BRADENTON, Fla. — The Southern Environmental Law Center Tuesday filed a federal suit on behalf of conservation groups challenging North Carolina’s environmental review for the $1 billion Garden Parkway toll road.
It is the second major toll road in the state to be challenged by environmental groups. The first one was successful and stopped work on the Monroe Connector project after it was financed.
The Catawba Riverkeeper and Clean Air Carolina allege that the North Carolina Turnpike Authority and the Federal Highway Administration performed a “fundamentally flawed” analysis of the Garden Parkway similar to the way the agencies made errors in analyzing the Monroe Connector, according to the 29-page suit filed in the U.S. District Court’s Western District of North Carolina.
State and federal agencies failed to include in the Garden Parkway analysis an alternative that considered not building the road altogether in violation of the National Environmental Policy Act, the groups said.
The parkway requires purchasing more than 350 homes and businesses, and impacts two dozen neighborhoods, the suit said. “The toll road also would impact over eight miles of streams, including 91 stream crossings, would fragment wildlife habitat, and impact 882 acres of forest.”
Because environmental studies analyzed “building the road” against “building the road” — as opposed to against not building it — the underlying analysis of the route failed to account for “direct, indirect and cumulative” impacts that construction would create, said the complaint.
Steve Abbott, spokesman for the North Carolina Transportation Department, said the agency had not received a copy of the lawsuit by early Tuesday afternoon, and would only comment after reviewing it.
The Turnpike Authority received final federal approval of the 22-mile, limited-access Garden Parkway in late February. It would create a new toll road from Interstate 85 west of Gastonia in Gaston County to I-485 near the Charlotte-Douglas International Airport in Mecklenburg County.
The state anticipates financing the project with a mix of a low-interest federal loans, state-appropriation bonds, toll revenue bonds and grant anticipation revenue vehicle bonds, or Garvees.

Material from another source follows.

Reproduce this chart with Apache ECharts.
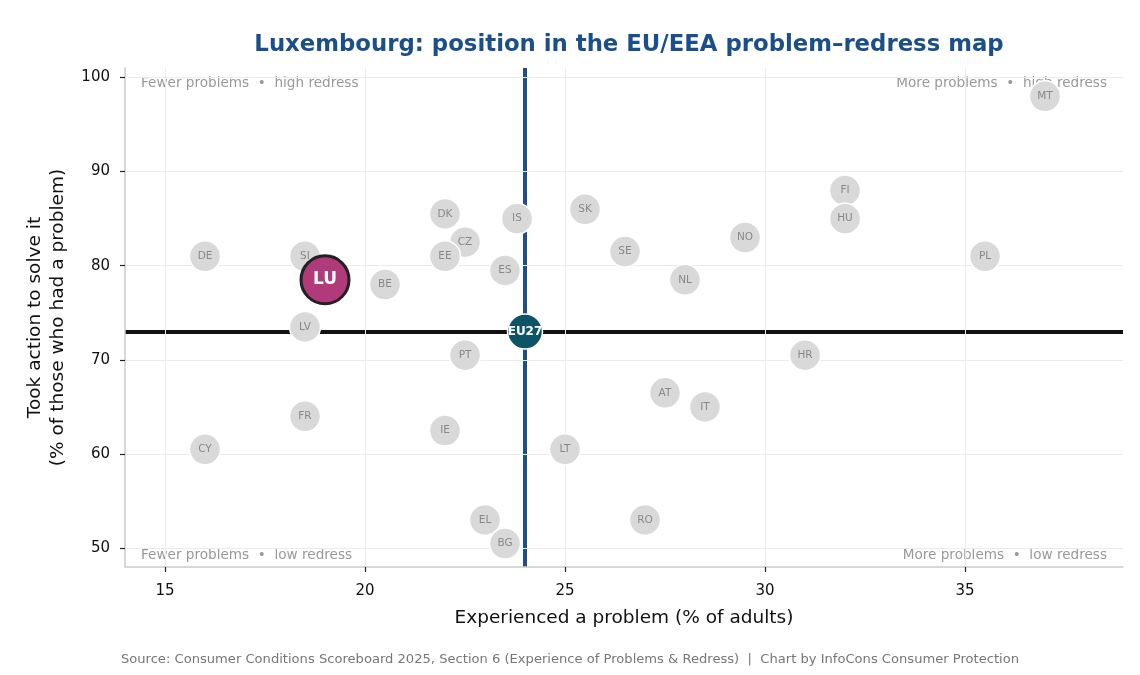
<!DOCTYPE html>
<html>
<head>
<meta charset="utf-8">
<title>Luxembourg: problem–redress map</title>
<script src="https://cdn.jsdelivr.net/npm/echarts@6/dist/echarts.min.js"></script>
<style>
  html, body { margin: 0; padding: 0; background: #fff; }
  #main { width: 1140px; height: 675px; }
</style>
</head>
<body>
<div id="main"></div>
<script>
// country codes, % of adults who experienced a problem, % of those who took action
var countries = ['DE', 'SI', 'BE', 'LV', 'FR', 'CY', 'DK', 'CZ', 'EE', 'IS', 'ES', 'PT', 'IE', 'EL', 'BG',
                 'SK', 'SE', 'NL', 'NO', 'LT', 'AT', 'IT', 'RO', 'HR', 'FI', 'HU', 'PL', 'MT'];
var problemPct = [16, 18.5, 20.5, 18.5, 18.5, 16, 22, 22.5, 22, 23.8, 23.5, 22.5, 22, 23, 23.5,
                  25.5, 26.5, 28, 29.5, 25, 27.5, 28.5, 27, 31, 32, 32, 35.5, 37];
var actionPct = [81, 81, 78, 73.5, 64, 60.5, 85.5, 82.5, 81, 85, 79.5, 70.5, 62.5, 53, 50.5,
                 86, 81.5, 78.5, 83, 60.5, 66.5, 65, 53, 70.5, 88, 85, 81, 98];

var focus = { code: 'LU', problem: 19, action: 78.5 };
var eu27 = { code: 'EU27', problem: 24, action: 73 };

var xTicks = [15, 20, 25, 30, 35];
var yTicks = [50, 60, 70, 80, 90, 100];

var FONT = 'DejaVu Sans';

var otherData = countries.map(function (c, i) {
    return { name: c, value: [problemPct[i], actionPct[i]] };
});

var myChart = echarts.init(document.getElementById('main'));
var option = {
    backgroundColor: '#ffffff',
    textStyle: { fontFamily: FONT },
    title: {
        text: 'Luxembourg: position in the EU/EEA problem–redress map',
        left: 624,
        top: 29,
        textAlign: 'center',
        textStyle: { color: '#1b4f8a', fontSize: 22.8, fontWeight: 'bold', fontFamily: FONT }
    },
    grid: { left: 125, right: 17, top: 68, bottom: 108 },
    xAxis: {
        type: 'value',
        min: 14,
        max: 38.95,
        name: 'Experienced a problem (% of adults)',
        nameLocation: 'middle',
        nameGap: 42,
        nameTextStyle: { color: '#111', fontSize: 18.5, fontFamily: FONT },
        axisLine: { show: true, onZero: false, lineStyle: { color: '#cccccc', width: 1.5 } },
        axisTick: { show: true, length: 5, customValues: xTicks, lineStyle: { color: '#222', width: 1.2 } },
        axisLabel: { customValues: xTicks, color: '#111', fontSize: 15, margin: 17, fontFamily: FONT },
        splitLine: { show: true, customValues: xTicks, lineStyle: { color: '#ebebeb', width: 1 } }
    },
    yAxis: {
        type: 'value',
        min: 48,
        max: 101,
        name: 'Took action to solve it\n(% of those who had a problem)',
        nameLocation: 'middle',
        nameGap: 55,
        nameTextStyle: { color: '#111', fontSize: 18.5, lineHeight: 23, fontFamily: FONT },
        axisLine: { show: true, onZero: false, lineStyle: { color: '#cccccc', width: 1.5 } },
        axisTick: { show: true, length: 5, customValues: yTicks, lineStyle: { color: '#222', width: 1.2 } },
        axisLabel: { customValues: yTicks, color: '#111', fontSize: 15, margin: 15, fontFamily: FONT },
        splitLine: { show: true, customValues: yTicks, lineStyle: { color: '#ebebeb', width: 1 } }
    },
    graphic: [
        { type: 'text', left: 141, top: 76, style: { text: 'Fewer problems  •  high redress', fill: '#999', font: '13.6px "DejaVu Sans"' } },
        { type: 'text', right: 33, top: 76, style: { text: 'More problems  •  high redress', fill: '#999', font: '13.6px "DejaVu Sans"' } },
        { type: 'text', left: 141, top: 548, style: { text: 'Fewer problems  •  low redress', fill: '#999', font: '13.6px "DejaVu Sans"' } },
        { type: 'text', right: 33, top: 548, style: { text: 'More problems  •  low redress', fill: '#999', font: '13.6px "DejaVu Sans"' } },
        { type: 'text', left: 'center', top: 653, style: { text: 'Source: Consumer Conditions Scoreboard 2025, Section 6 (Experience of Problems & Redress)  |  Chart by InfoCons Consumer Protection', fill: '#777', font: '13.1px "DejaVu Sans"' } }
    ],
    series: [
        {
            // EU27 average lines
            type: 'scatter',
            data: [],
            z: 1,
            silent: true,
            markLine: {
                z: -1,
                symbol: 'none',
                silent: true,
                animation: false,
                label: { show: false },
                data: [
                    { xAxis: eu27.problem, lineStyle: { color: '#1f4e89', width: 4, type: 'solid' } },
                    { yAxis: eu27.action, lineStyle: { color: '#111111', width: 4, type: 'solid' } }
                ]
            }
        },
        {
            name: 'Countries',
            type: 'scatter',
            z: 3,
            symbolSize: 31,
            data: otherData,
            itemStyle: { color: '#d9d9d9', borderColor: '#ffffff', borderWidth: 1.5, opacity: 1 },
            label: {
                show: true,
                position: 'inside',
                formatter: '{b}',
                color: '#888888',
                fontSize: 10.5,
                fontFamily: FONT
            }
        },
        {
            name: 'EU27',
            type: 'scatter',
            z: 4,
            symbolSize: 35,
            data: [{ name: eu27.code, value: [eu27.problem, eu27.action] }],
            itemStyle: { color: '#0d5566', borderColor: '#ffffff', borderWidth: 1.5, opacity: 1 },
            label: {
                show: true,
                position: 'inside',
                formatter: '{b}',
                color: '#ffffff',
                fontSize: 12,
                fontWeight: 'bold',
                fontFamily: FONT
            }
        },
        {
            name: 'LU',
            type: 'scatter',
            z: 5,
            symbolSize: 48,
            data: [{ name: focus.code, value: [focus.problem, focus.action] }],
            itemStyle: { color: '#b03a7a', borderColor: '#222222', borderWidth: 3, opacity: 1 },
            label: {
                show: true,
                position: 'inside',
                formatter: '{b}',
                color: '#ffffff',
                fontSize: 17,
                fontWeight: 'bold',
                fontFamily: FONT
            }
        }
    ]
};
myChart.setOption(option);
</script>
</body>
</html>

“The Charlotte region continues to be plagued with air pollution problems affecting the health of our residents,” June Blotnick, executive director of Clean Air Carolina, said in a statement. “As we work to improve the quality of life in the region, the one thing we don’t need is a 22-mile highway bursting through our rural countryside, increasing vehicle emissions and sprawl.”
Frank Holleman, senior attorney with the Southern Environmental Law Center, said the Turnpike Authority failed to justify an outdated highway project.
“The agency has not explained why the taxpayers and their children are being saddled with generations of debt to pay for this destructive leviathan that serves none of the purposes claimed by the project proponents,” he said.
Last month, the Federal Highway Administration rescinded its final approval for the Monroe Connector after an appellate judge in May agreed with environmentalists that studies for the $725 million project were flawed. The Turnpike Authority has said the agency is gathering additional data to address the court’s concerns.
The 19.7-mile Monroe Connector is also a tolled, limited-access bypass around heavily congested U.S. 74 from Monroe to Charlotte. The Turnpike Authority and the state have sold a combination of bonds to finance most of the project.
Because no revenues from the project secure the debt, bondholders may not receive notices about the legal problem. In addition, bond resolutions for the Monroe Connector allow proceeds to be used for other projects.